После Пришвина осталось большое количество записей и дневников. В этих записях заключено много размышлений Михаила Михайловича о писательском мастерстве. В этом деле он был так же проницателен, как и в своем отношении к природе.

Мне кажется образцовым по верности мысли рассказ Пришвина о простоте прозы. Называется он "Сочинитель". В рассказе идет разговор писателя с мальчишкой, подпаском о литературе.

Вот этот разговор. Подпасок говорит Пришвину:

"– Если бы ты по правде писал, а то ведь, наверное, все выдумал.

– Не все, – ответил я, – но есть немного.

– Вот я бы – так написал!

– Все бы по правде?

– Все.

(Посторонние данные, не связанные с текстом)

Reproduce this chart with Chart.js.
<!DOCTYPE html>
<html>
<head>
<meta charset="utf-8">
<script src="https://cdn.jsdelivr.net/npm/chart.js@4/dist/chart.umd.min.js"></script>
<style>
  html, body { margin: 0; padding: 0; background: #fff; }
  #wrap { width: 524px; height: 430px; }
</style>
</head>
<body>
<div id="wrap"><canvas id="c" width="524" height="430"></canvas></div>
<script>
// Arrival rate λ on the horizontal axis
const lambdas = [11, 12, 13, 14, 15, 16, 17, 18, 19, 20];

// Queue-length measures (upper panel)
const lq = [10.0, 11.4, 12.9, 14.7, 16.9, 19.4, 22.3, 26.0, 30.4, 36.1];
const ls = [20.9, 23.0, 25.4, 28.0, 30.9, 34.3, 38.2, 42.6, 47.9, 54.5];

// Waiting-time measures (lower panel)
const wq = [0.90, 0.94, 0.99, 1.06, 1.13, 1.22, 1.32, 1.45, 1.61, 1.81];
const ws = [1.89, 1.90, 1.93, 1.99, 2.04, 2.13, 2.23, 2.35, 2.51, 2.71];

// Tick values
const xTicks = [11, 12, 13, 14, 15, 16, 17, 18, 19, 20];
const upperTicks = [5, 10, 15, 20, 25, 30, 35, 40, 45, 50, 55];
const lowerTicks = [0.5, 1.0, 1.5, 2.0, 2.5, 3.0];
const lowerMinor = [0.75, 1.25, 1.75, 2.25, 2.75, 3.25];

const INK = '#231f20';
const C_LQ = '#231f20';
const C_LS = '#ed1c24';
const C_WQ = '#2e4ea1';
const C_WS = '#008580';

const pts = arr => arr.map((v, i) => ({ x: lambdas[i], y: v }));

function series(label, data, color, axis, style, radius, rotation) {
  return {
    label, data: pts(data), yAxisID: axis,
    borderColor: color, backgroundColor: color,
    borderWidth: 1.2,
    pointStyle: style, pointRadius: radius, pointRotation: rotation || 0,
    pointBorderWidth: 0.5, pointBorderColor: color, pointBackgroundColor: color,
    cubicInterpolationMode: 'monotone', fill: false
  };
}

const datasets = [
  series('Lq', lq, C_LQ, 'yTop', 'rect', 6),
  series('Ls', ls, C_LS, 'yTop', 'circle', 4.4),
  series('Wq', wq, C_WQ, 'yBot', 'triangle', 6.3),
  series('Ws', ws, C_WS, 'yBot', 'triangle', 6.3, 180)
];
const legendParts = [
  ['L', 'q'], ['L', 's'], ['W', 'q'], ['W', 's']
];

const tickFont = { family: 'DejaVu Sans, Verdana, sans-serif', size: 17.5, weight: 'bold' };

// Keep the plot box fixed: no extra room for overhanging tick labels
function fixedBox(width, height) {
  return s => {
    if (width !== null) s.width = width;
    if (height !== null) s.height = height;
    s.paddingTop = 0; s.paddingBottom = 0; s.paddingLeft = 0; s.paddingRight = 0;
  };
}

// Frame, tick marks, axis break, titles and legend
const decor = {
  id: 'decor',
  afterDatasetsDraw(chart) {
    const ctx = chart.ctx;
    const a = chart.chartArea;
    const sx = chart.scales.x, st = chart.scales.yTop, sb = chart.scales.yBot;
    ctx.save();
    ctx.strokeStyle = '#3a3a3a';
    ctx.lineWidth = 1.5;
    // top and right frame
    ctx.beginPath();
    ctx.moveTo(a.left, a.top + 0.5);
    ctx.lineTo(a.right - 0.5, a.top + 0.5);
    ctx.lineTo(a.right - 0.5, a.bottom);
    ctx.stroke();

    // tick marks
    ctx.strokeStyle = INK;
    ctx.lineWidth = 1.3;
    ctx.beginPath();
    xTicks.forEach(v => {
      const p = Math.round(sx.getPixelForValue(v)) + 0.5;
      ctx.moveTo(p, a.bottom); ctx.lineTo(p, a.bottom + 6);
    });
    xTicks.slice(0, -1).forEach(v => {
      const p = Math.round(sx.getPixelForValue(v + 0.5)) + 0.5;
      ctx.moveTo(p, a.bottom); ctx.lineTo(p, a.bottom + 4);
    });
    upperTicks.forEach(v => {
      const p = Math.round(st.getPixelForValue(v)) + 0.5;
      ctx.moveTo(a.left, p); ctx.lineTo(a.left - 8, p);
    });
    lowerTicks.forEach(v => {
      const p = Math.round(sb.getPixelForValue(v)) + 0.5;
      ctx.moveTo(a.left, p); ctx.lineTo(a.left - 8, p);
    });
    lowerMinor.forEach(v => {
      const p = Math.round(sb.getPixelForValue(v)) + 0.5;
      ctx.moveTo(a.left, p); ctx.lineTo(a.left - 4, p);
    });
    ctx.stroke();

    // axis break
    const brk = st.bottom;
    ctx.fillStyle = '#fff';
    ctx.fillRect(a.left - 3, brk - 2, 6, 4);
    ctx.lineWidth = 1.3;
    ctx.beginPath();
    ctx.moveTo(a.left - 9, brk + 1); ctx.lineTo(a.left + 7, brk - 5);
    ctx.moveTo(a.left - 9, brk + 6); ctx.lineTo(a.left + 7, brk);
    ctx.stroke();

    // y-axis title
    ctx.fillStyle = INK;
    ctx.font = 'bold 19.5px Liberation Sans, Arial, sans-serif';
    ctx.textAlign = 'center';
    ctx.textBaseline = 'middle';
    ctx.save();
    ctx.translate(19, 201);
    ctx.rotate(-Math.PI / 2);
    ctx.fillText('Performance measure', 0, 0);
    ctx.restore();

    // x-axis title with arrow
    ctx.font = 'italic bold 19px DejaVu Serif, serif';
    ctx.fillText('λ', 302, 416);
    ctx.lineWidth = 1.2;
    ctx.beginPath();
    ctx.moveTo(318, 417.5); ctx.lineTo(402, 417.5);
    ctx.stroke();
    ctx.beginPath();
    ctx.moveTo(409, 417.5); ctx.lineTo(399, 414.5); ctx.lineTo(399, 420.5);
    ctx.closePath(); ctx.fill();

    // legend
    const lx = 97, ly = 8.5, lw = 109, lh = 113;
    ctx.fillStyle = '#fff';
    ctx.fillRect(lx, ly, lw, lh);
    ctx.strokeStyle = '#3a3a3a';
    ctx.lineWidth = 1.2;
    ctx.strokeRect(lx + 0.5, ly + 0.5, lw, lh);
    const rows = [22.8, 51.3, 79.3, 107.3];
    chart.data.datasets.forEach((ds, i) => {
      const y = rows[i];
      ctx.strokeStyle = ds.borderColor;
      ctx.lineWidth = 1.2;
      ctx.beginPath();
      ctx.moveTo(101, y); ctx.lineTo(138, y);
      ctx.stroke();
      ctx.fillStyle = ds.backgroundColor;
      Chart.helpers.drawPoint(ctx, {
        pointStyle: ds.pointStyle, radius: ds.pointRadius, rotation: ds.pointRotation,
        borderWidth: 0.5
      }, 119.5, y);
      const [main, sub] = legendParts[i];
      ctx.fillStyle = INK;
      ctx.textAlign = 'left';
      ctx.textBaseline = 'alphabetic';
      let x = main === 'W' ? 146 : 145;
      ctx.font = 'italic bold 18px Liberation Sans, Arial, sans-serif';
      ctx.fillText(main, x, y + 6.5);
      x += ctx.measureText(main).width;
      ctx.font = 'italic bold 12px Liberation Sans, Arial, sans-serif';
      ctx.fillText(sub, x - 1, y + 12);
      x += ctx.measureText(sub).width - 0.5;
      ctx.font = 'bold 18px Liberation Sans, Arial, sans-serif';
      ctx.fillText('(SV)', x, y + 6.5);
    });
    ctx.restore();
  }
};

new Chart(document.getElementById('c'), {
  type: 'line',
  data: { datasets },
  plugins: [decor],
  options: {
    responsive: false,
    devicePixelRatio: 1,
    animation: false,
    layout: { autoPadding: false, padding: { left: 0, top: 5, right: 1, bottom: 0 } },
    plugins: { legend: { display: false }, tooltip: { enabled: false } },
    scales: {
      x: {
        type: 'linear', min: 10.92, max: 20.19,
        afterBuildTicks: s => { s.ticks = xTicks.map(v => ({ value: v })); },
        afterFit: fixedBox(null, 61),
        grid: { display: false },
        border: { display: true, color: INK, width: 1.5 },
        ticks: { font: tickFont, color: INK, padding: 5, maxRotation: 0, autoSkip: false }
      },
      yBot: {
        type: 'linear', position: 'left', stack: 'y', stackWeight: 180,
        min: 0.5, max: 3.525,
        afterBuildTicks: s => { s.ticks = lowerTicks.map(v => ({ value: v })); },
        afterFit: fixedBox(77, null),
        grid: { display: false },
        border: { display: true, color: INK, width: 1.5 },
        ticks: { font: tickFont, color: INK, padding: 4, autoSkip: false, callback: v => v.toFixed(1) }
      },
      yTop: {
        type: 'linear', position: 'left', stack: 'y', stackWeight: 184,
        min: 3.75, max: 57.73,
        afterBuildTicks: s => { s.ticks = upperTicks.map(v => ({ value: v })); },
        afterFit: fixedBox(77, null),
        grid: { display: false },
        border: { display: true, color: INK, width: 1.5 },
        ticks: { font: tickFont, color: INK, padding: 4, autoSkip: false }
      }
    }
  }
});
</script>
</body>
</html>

Вот взял бы и про ночь написал, как ночь на болоте проходит.

– Ну, как же?

– А вот так! Ночь. Куст большой-большой у бочага. Я сижу под кустом, а утята – свись, свись, свись…

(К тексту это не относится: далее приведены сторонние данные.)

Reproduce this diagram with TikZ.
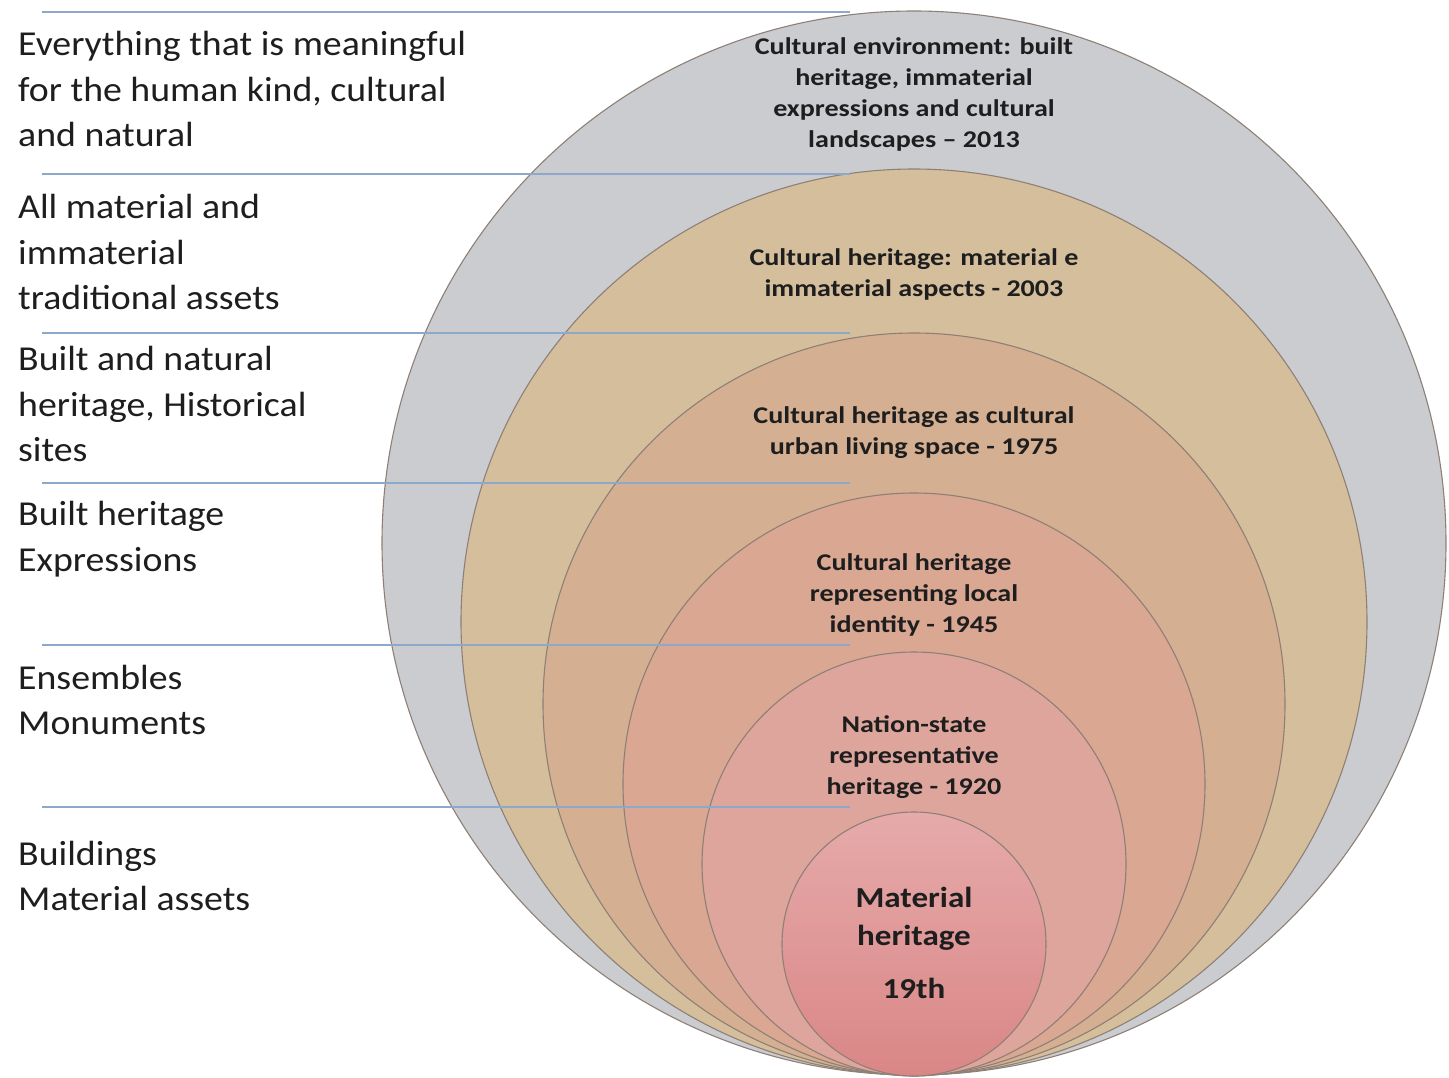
\documentclass[tikz,border=0pt]{standalone}
\usepackage{fontspec}
\setmainfont{Carlito}
\newfontfamily\sidefont[FakeStretch=1.08]{Carlito}
\newfontfamily\ringfont[FakeStretch=1.17]{Carlito}
\newfontfamily\corefont[FakeStretch=1.14]{Carlito}
\usepackage{tikz}

\definecolor{ringgray}{HTML}{CBCCD0}
\definecolor{ringtan}{HTML}{D5BE9C}
\definecolor{ringsand}{HTML}{D5AF91}
\definecolor{ringsalmon}{HTML}{D9A792}
\definecolor{ringrose}{HTML}{DEA59C}
\definecolor{corelight}{HTML}{E6AAAA}
\definecolor{coredark}{HTML}{DA8686}
\definecolor{ringedge}{HTML}{8E8076}
\definecolor{lineblue}{HTML}{8CA8CB}
\definecolor{inktext}{HTML}{1E1E1E}

\tikzset{
  ring/.style={draw=ringedge, line width=1.1pt},
  ringlabel/.style={align=center, inner sep=0pt, text=inktext, font=\ringfont\bfseries\fontsize{24}{31}\selectfont},
  corelabel/.style={align=center, inner sep=0pt, text=inktext, font=\corefont\bfseries\fontsize{29}{38}\selectfont},
  sidelabel/.style={anchor=west, align=left, inner sep=0pt, text=inktext, font=\sidefont\fontsize{35}{45.5}\selectfont},
  sepline/.style={draw=lineblue, line width=1.6pt}
}

\begin{document}
\begin{tikzpicture}[x=1pt, y=-1pt]
\useasboundingbox (0,0) rectangle (1449,1077);
\fill[white] (0,0) rectangle (1449,1077);

\fill[ringgray] (914,543) circle (532pt);
\draw[ring] (914,543) circle (532pt);
\fill[ringtan] (914,622) circle (453pt);
\draw[ring] (914,622) circle (453pt);
\fill[ringsand] (914,704) circle (371pt);
\draw[ring] (914,704) circle (371pt);
\fill[ringsalmon] (914,784) circle (291pt);
\draw[ring] (914,784) circle (291pt);
\fill[ringrose] (914,864) circle (212pt);
\draw[ring] (914,864) circle (212pt);
\shade[top color=corelight, bottom color=coredark] (914,944) circle (132pt);
\draw[ring] (914,944) circle (132pt);

\coordinate (s1a) at (42,12);   \coordinate (s1b) at (850,12);
\coordinate (s2a) at (42,174);  \coordinate (s2b) at (850,174);
\coordinate (s3a) at (42,333);  \coordinate (s3b) at (850,333);
\coordinate (s4a) at (42,483);  \coordinate (s4b) at (850,483);
\coordinate (s5a) at (42,645);  \coordinate (s5b) at (850,645);
\coordinate (s6a) at (42,807);  \coordinate (s6b) at (850,807);
\draw[sepline] (s1a) -- (s1b);
\draw[sepline] (s2a) -- (s2b);
\draw[sepline] (s3a) -- (s3b);
\draw[sepline] (s4a) -- (s4b);
\draw[sepline] (s5a) -- (s5b);
\draw[sepline] (s6a) -- (s6b);

\node[sidelabel] (everything) at (18,89) {Everything that is meaningful\\for the human kind, cultural\\and natural};
\node[sidelabel] (allassets) at (18,252) {All material and\\immaterial\\traditional assets};
\node[sidelabel] (builtnatural) at (18,404) {Built and natural\\heritage, Historical\\sites};
\node[sidelabel] (builtexpr) at (18,539) {Built heritage\\Expressions};
\node[sidelabel] (ensembles) at (18,700) {Ensembles\\Monuments};
\node[sidelabel] (buildings) at (18,876) {Buildings\\Material assets};

\node[ringlabel] (environment) at (914,94) {Cultural environment: built\\heritage, immaterial\\expressions and cultural\\landscapes – 2013};
\node[ringlabel] (heritage2003) at (914,274) {Cultural heritage: material e\\immaterial aspects - 2003};
\node[ringlabel] (heritage1975) at (914,433) {Cultural heritage as cultural\\urban living space - 1975};
\node[ringlabel] (heritage1945) at (914,595) {Cultural heritage\\representing local\\identity - 1945};
\node[ringlabel] (heritage1920) at (914,757) {Nation-state\\representative\\heritage - 1920};
\node[corelabel] (material) at (914,919) {Material\\heritage};
\node[corelabel] (nineteenth) at (914,988) {19th};
\end{tikzpicture}
\end{document}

Остановился. Я подумал – он ищет слов или дожидается образов. Но он вынул жалейку и стал просверливать в ней дырочку.

– Ну, а дальше-то что? – спросил я. – Ты же по правде хотел ночь представить.

– А я же и представил, – ответил он, – все по правде. Куст большой-большой! Я сижу под ним, а утята всю ночь – свись, свись, свись.

– Очень уж коротко.

– Что ты, "коротко"! – удивился подпасок. – Всю-то ночь напролет: свись, свись, свись… Соображая этот рассказ, я сказал:

– Как хорошо!

– Неуж плохо, – ответил он".

В своем писательском деле Пришвин был победителем. Невольно вспоминаются его слова: "… Если даже дикие болота одни были свидетелями твоей победы, то и они процветут необычайной красотой, – и весна останется тебе навсегда, одна весна, слава победе".

Да, весна пришвинской прозы останется навсегда в жизни наших людей и нашей советской литературы.

Александр Грин

Во времена моей юности все мы, гимназисты, зачитывались выпусками "Универсальной библиотеки". Это были маленькие книги в желтой бумажной обложке, напечатанные петитом.

Стоили они необыкновенно дешево. За десять копеек можно было прочесть "Тартарена" Додэ или "Мистерии" Гамсуна, а за двадцать копеек – "Давида Копперфильда" Диккенса или "Дон-Кихота" Сервантеса.

Русских писателей "Универсальная библиотека" печатала только в виде исключения. Поэтому, когда я купил очередной выпуск со странным названием "Синий каскад Теллури" и увидел на обложке имя автора – Александр Грин, – то, естественно, подумал, что Грин иностранец.

В книге было несколько рассказов. Помню, я открыл книгу, стоя около киоска, где я ее купил, и прочел наугад:

"Нет более бестолкового и чудесного порта, чем Лисе. Разноязычный этот город напоминает бродягу, решившего наконец погрузиться в дебри оседлости. Дома рассажены, как попало, среди нескольких намеков на улицы. Улиц в прямом смысле слова не могло быть в Лиссе, потому что город возник на обрывках скал и холмов, соединенных лестницами, мостами и узенькими тропинками.

Все это завалено сплошной густой тропической зеленью, в веерообразной тени которой блестят детские пламенные глаза женщин Желтый камень, синяя тень, живописные трещины старых стен. Где-нибудь на бугрообразном дворе – огромная лодка, чинимая босоногим, трубку покуривающим нелюдимом. Пение вдали и его эхо в оврагах. Рынки на сваях под тентами и огромными зонтиками. Блеск оружия, яркое платье, аромат цветов и зелени, рождающий глухую тоску, как во сне, о влюбленности и свиданиях. Гавань – грязная, как молодой трубочист. Свитки парусов, их сон и крылатое утро, зеленая вода, скалы, даль океана Ночью – магнетический пожар звезд, лодки со смеющимися голосами – вот Лисс!"

Я читал, стоя в тени цветущего киевского каштана, читал не отрываясь, пока не прочел до конца эту причудливую, как сон, необыкновенную книгу.